# EXERCISE REQUIREMENTS
Restate the full listing word for word and leave the pictures out.

# COLLECTED DATA

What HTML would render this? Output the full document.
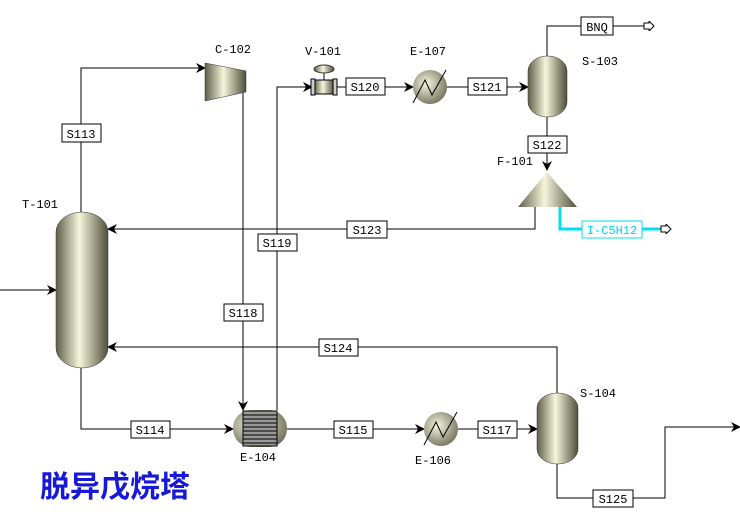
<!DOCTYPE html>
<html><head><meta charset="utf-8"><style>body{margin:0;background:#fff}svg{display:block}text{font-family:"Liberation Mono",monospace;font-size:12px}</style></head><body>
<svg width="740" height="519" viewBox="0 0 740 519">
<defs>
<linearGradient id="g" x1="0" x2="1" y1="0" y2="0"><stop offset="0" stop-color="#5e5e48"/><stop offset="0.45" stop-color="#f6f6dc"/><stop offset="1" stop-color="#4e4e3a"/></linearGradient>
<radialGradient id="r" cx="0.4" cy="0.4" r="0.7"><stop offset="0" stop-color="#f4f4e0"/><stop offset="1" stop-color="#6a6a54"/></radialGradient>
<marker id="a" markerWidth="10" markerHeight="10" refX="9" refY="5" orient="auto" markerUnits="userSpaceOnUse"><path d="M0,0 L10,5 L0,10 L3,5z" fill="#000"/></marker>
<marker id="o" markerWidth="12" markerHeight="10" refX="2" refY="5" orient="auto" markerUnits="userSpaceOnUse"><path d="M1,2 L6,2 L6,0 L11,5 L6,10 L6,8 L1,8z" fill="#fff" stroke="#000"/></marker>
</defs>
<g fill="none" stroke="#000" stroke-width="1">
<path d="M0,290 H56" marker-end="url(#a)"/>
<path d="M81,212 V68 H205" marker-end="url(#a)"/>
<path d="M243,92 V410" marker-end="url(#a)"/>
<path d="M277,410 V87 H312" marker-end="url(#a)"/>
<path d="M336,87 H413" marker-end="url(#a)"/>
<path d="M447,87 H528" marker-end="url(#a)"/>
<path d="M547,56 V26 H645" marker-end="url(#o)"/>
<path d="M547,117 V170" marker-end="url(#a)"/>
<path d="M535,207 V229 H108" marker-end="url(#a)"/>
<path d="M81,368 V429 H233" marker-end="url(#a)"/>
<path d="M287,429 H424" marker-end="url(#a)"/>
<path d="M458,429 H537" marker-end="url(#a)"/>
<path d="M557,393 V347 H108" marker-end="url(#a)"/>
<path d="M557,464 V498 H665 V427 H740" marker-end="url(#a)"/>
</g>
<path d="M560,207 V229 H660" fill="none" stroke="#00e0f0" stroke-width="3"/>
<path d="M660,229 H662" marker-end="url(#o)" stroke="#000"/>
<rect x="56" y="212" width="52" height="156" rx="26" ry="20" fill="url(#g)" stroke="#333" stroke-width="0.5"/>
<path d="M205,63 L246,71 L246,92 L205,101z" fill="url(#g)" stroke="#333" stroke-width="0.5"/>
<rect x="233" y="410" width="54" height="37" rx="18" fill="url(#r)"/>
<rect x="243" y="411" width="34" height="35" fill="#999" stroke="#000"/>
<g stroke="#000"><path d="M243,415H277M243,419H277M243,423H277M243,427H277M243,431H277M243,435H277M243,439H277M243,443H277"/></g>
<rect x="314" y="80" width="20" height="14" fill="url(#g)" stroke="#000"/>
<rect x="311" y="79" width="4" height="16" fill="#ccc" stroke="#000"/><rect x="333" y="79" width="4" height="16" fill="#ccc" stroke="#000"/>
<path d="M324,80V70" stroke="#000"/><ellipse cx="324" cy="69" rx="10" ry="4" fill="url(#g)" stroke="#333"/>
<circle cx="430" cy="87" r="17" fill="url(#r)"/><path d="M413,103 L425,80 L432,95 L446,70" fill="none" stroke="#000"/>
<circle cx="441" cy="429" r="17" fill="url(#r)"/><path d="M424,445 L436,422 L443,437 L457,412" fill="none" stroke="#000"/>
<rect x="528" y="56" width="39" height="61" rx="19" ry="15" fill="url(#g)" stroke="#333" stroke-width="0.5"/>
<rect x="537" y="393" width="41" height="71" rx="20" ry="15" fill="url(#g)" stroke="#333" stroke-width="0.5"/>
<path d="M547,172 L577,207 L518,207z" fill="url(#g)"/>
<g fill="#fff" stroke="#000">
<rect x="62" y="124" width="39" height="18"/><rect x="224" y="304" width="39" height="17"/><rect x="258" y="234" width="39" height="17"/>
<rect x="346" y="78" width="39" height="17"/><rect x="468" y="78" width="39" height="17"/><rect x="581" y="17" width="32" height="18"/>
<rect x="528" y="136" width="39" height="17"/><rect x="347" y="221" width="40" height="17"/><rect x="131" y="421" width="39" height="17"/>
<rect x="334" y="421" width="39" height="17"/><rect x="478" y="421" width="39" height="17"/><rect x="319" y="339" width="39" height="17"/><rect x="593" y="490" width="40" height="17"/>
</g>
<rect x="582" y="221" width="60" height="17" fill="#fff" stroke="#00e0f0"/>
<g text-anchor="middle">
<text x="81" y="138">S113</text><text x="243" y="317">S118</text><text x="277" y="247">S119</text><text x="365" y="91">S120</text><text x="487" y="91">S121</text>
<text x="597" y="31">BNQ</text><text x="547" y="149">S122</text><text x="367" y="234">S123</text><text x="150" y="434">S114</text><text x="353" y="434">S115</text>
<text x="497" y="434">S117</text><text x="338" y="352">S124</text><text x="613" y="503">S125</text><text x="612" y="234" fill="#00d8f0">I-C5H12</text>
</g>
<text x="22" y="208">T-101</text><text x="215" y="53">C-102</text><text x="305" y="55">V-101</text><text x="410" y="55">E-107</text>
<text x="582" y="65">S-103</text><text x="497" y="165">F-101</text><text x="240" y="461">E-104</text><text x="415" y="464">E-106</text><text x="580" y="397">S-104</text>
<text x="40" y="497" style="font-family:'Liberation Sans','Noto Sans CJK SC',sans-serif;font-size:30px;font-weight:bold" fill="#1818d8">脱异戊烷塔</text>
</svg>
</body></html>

# ANSWER
What HTML would render this? Output the full document.
<!DOCTYPE html>
<html><head><meta charset="utf-8"><style>body{margin:0;background:#fff}svg{display:block}text{font-family:"Liberation Mono",monospace;font-size:12px}</style></head><body>
<svg width="740" height="519" viewBox="0 0 740 519">
<defs>
<linearGradient id="g" x1="0" x2="1" y1="0" y2="0"><stop offset="0" stop-color="#5e5e48"/><stop offset="0.45" stop-color="#f6f6dc"/><stop offset="1" stop-color="#4e4e3a"/></linearGradient>
<radialGradient id="r" cx="0.4" cy="0.4" r="0.7"><stop offset="0" stop-color="#f4f4e0"/><stop offset="1" stop-color="#6a6a54"/></radialGradient>
<marker id="a" markerWidth="10" markerHeight="10" refX="9" refY="5" orient="auto" markerUnits="userSpaceOnUse"><path d="M0,0 L10,5 L0,10 L3,5z" fill="#000"/></marker>
<marker id="o" markerWidth="12" markerHeight="10" refX="2" refY="5" orient="auto" markerUnits="userSpaceOnUse"><path d="M1,2 L6,2 L6,0 L11,5 L6,10 L6,8 L1,8z" fill="#fff" stroke="#000"/></marker>
</defs>
<g fill="none" stroke="#000" stroke-width="1">
<path d="M0,290 H56" marker-end="url(#a)"/>
<path d="M81,212 V68 H205" marker-end="url(#a)"/>
<path d="M243,92 V410" marker-end="url(#a)"/>
<path d="M277,410 V87 H312" marker-end="url(#a)"/>
<path d="M336,87 H413" marker-end="url(#a)"/>
<path d="M447,87 H528" marker-end="url(#a)"/>
<path d="M547,56 V26 H645" marker-end="url(#o)"/>
<path d="M547,117 V170" marker-end="url(#a)"/>
<path d="M535,207 V229 H108" marker-end="url(#a)"/>
<path d="M81,368 V429 H233" marker-end="url(#a)"/>
<path d="M287,429 H424" marker-end="url(#a)"/>
<path d="M458,429 H537" marker-end="url(#a)"/>
<path d="M557,393 V347 H108" marker-end="url(#a)"/>
<path d="M557,464 V498 H665 V427 H740" marker-end="url(#a)"/>
</g>
<path d="M560,207 V229 H660" fill="none" stroke="#00e0f0" stroke-width="3"/>
<path d="M660,229 H662" marker-end="url(#o)" stroke="#000"/>
<rect x="56" y="212" width="52" height="156" rx="26" ry="20" fill="url(#g)" stroke="#333" stroke-width="0.5"/>
<path d="M205,63 L246,71 L246,92 L205,101z" fill="url(#g)" stroke="#333" stroke-width="0.5"/>
<rect x="233" y="410" width="54" height="37" rx="18" fill="url(#r)"/>
<rect x="243" y="411" width="34" height="35" fill="#999" stroke="#000"/>
<g stroke="#000"><path d="M243,415H277M243,419H277M243,423H277M243,427H277M243,431H277M243,435H277M243,439H277M243,443H277"/></g>
<rect x="314" y="80" width="20" height="14" fill="url(#g)" stroke="#000"/>
<rect x="311" y="79" width="4" height="16" fill="#ccc" stroke="#000"/><rect x="333" y="79" width="4" height="16" fill="#ccc" stroke="#000"/>
<path d="M324,80V70" stroke="#000"/><ellipse cx="324" cy="69" rx="10" ry="4" fill="url(#g)" stroke="#333"/>
<circle cx="430" cy="87" r="17" fill="url(#r)"/><path d="M413,103 L425,80 L432,95 L446,70" fill="none" stroke="#000"/>
<circle cx="441" cy="429" r="17" fill="url(#r)"/><path d="M424,445 L436,422 L443,437 L457,412" fill="none" stroke="#000"/>
<rect x="528" y="56" width="39" height="61" rx="19" ry="15" fill="url(#g)" stroke="#333" stroke-width="0.5"/>
<rect x="537" y="393" width="41" height="71" rx="20" ry="15" fill="url(#g)" stroke="#333" stroke-width="0.5"/>
<path d="M547,172 L577,207 L518,207z" fill="url(#g)"/>
<g fill="#fff" stroke="#000">
<rect x="62" y="124" width="39" height="18"/><rect x="224" y="304" width="39" height="17"/><rect x="258" y="234" width="39" height="17"/>
<rect x="346" y="78" width="39" height="17"/><rect x="468" y="78" width="39" height="17"/><rect x="581" y="17" width="32" height="18"/>
<rect x="528" y="136" width="39" height="17"/><rect x="347" y="221" width="40" height="17"/><rect x="131" y="421" width="39" height="17"/>
<rect x="334" y="421" width="39" height="17"/><rect x="478" y="421" width="39" height="17"/><rect x="319" y="339" width="39" height="17"/><rect x="593" y="490" width="40" height="17"/>
</g>
<rect x="582" y="221" width="60" height="17" fill="#fff" stroke="#00e0f0"/>
<g text-anchor="middle">
<text x="81" y="138">S113</text><text x="243" y="317">S118</text><text x="277" y="247">S119</text><text x="365" y="91">S120</text><text x="487" y="91">S121</text>
<text x="597" y="31">BNQ</text><text x="547" y="149">S122</text><text x="367" y="234">S123</text><text x="150" y="434">S114</text><text x="353" y="434">S115</text>
<text x="497" y="434">S117</text><text x="338" y="352">S124</text><text x="613" y="503">S125</text><text x="612" y="234" fill="#00d8f0">I-C5H12</text>
</g>
<text x="22" y="208">T-101</text><text x="215" y="53">C-102</text><text x="305" y="55">V-101</text><text x="410" y="55">E-107</text>
<text x="582" y="65">S-103</text><text x="497" y="165">F-101</text><text x="240" y="461">E-104</text><text x="415" y="464">E-106</text><text x="580" y="397">S-104</text>
<text x="40" y="497" style="font-family:'Liberation Sans','Noto Sans CJK SC',sans-serif;font-size:30px;font-weight:bold" fill="#1818d8">脱异戊烷塔</text>
</svg>
</body></html>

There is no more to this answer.